A Pasadena Childhood

There are a few distinct scenes I remember from my early childhood in the only house we ever shared just the three of us. It was on Wagner Street, in Pasadena, California, only seven miles north of the two separate apartment buildings I split my later childhood and adolescence between, but I didn’t realize that for many years; I’d always assumed it must have become just the phantom of a house once we moved out, haunting a street that’d ceased to exist once we moved away.

I remember hearing the Beatles “Hello, Hello,” and feeling sad because of how happy it made me.

But I also remember overhearing the actors in this movie called “Sid and Nancy” yell, “Fuck this and fuck that, fuck it all you fucking, fucking brat!” – or something like that – and how gleefully startled, how strangely soothed I felt by those words.
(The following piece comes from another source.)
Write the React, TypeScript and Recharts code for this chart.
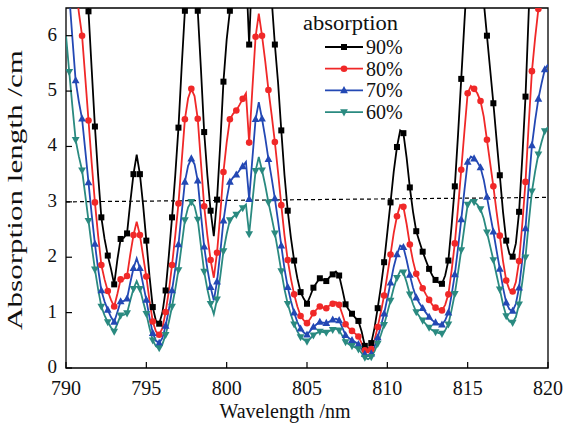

I recall entering the curtained guest bedroom and not being sure whether it was alright to be there. It was less than half full of short, open cardboard boxes stacked haphazardly in the center of the guest room, rendering it otherwise unusable. It had seemed they’d decided Dad was in charge well before I was born, but this small mess was distinctively Mom’s. Did that make this Mom’s personal room?  Must be, but the only thing of interest to me was an opened bottle of a stomach medicine called Kaopectate. Whose pain was it for? I drank the rest of the contents and got awful constipation that I had no problem hiding.